Introduction
Scikit-learn is a widely used machine learning library for Python, celebrated for its simplicity, efficiency, and extensive range of algorithms for classification, regression, clustering, and more. Its user-friendly interface and comprehensive documentation have made it a popular choice among data scientists and researchers. However, despite its strengths, Scikit-learn also has limitations and challenges that can hinder its effectiveness in certain scenarios. This article delves into the negative aspects and weaknesses of Scikit-learn, providing a nuanced understanding for practitioners and organizations.
1. Limited Support for Deep Learning
One of the most significant limitations of Scikit-learn is its lack of support for deep learning models. While it excels in traditional machine learning algorithms, such as linear regression, decision trees, and support vector machines, it does not natively support deep learning frameworks like neural networks. For tasks requiring complex representations or high-dimensional data, users may need to integrate Scikit-learn with other libraries, such as TensorFlow or PyTorch, which can complicate workflows and increase development time.
2. Inefficiency with Large Datasets
Scikit-learn is optimized for efficiency, but it may struggle with very large datasets. Many of its algorithms are not designed for distributed computing, leading to performance bottlenecks when handling large volumes of data. While the library does provide some support for parallel processing and out-of-core learning, these features may not be sufficient for extremely large datasets or real-time applications. Users may find themselves needing to switch to more specialized frameworks for big data processing.
3. Limited Flexibility in Model Customization
While Scikit-learn provides a wide array of pre-built models and functions, it can be less flexible when it comes to customizing models. Users may find it challenging to implement novel algorithms or techniques that deviate from the standard offerings. This limitation can stifle innovation, particularly for researchers who want to experiment with cutting-edge methodologies or unique adaptations of existing algorithms.

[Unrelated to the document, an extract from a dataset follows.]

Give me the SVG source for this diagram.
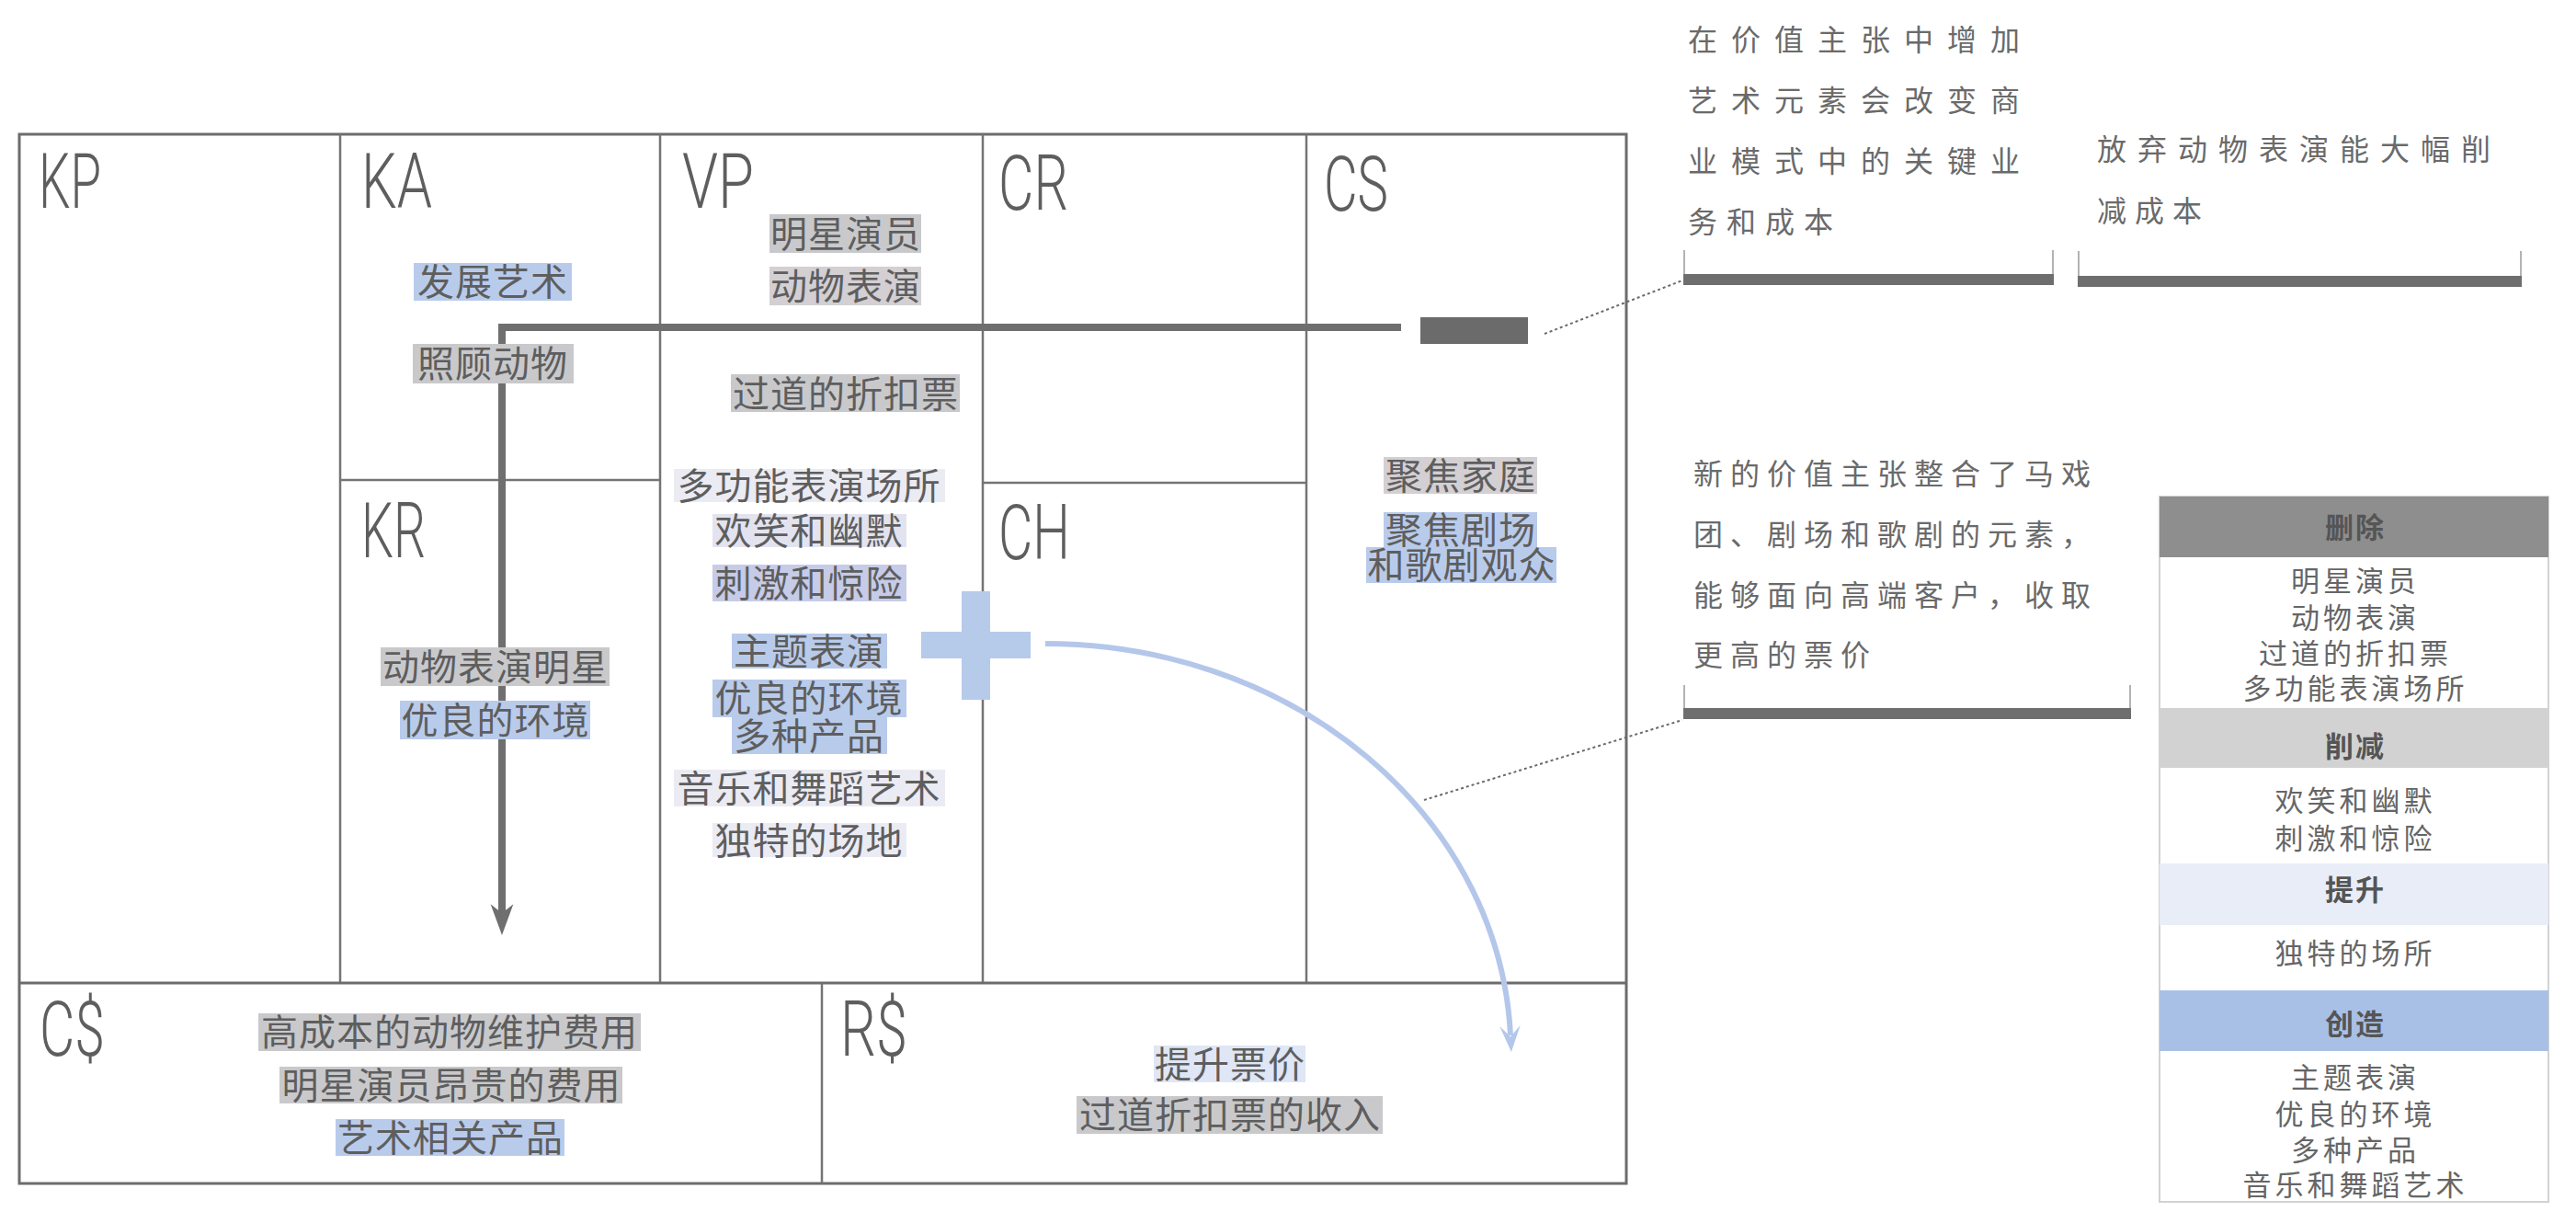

4. Challenges with Hyperparameter Tuning
Scikit-learn offers tools for hyperparameter tuning, such as GridSearchCV and RandomizedSearchCV, but these methods can be time-consuming and computationally expensive. For complex models with numerous hyperparameters, the search space can become vast, leading to long training times and inefficient resource usage. While techniques like Bayesian optimization are gaining popularity for hyperparameter tuning, they are not natively supported in Scikit-learn, requiring users to seek additional libraries.
5. Inconsistent API for Different Algorithms
Another concern is the inconsistency of the API across different algorithms. While Scikit-learn aims to provide a uniform interface, users may still encounter variations in how specific algorithms are implemented or accessed. This inconsistency can lead to confusion, particularly for beginners trying to learn and apply various techniques. It may also complicate the process of switching between different models during experimentation.
6. Lack of Advanced Features for Time Series Analysis
Scikit-learn is not specifically designed for time series analysis, which limits its effectiveness for projects involving temporal data. While it can handle some basic tasks, users often need to rely on other libraries, such as Stats Models or specialized time series frameworks, for more advanced functionality. This reliance on additional tools can complicate workflows and detract from the seamless experience that Scikit-learn offers for other machine learning tasks.
7. Insufficient Support for Unsupervised Learning
While Scikit-learn includes a variety of clustering and dimensionality reduction algorithms, its support for unsupervised learning is not as comprehensive as its offerings for supervised learning. Users may find fewer options for tasks like anomaly detection or semi-supervised learning. This limitation can restrict the application of Scikit-learn in exploratory data analysis or scenarios where labeled data is scarce.
Conclusion
Scikit-learn remain a powerful and versatile tool for traditional machine learning tasks, particularly for users seeking a straightforward and efficient library. However, recognizing its limitations—such as the lack of deep learning support, inefficiency with large datasets, limited flexibility, challenges with hyper parameter tuning, inconsistent API, lack of advanced time series features, and insufficient unsupervised learning options—is crucial for making informed decisions.
By understanding these weaknesses, practitioners can better assess whether Scikit-learn is the right choice for their specific needs or whether integrating it with other libraries and frameworks is necessary. As the field of machine learning continues to evolve, ongoing enhancements and community contributions will be vital for addressing these challenges and ensuring that Scikit-learn remain relevant and effective in an increasingly complex landscape.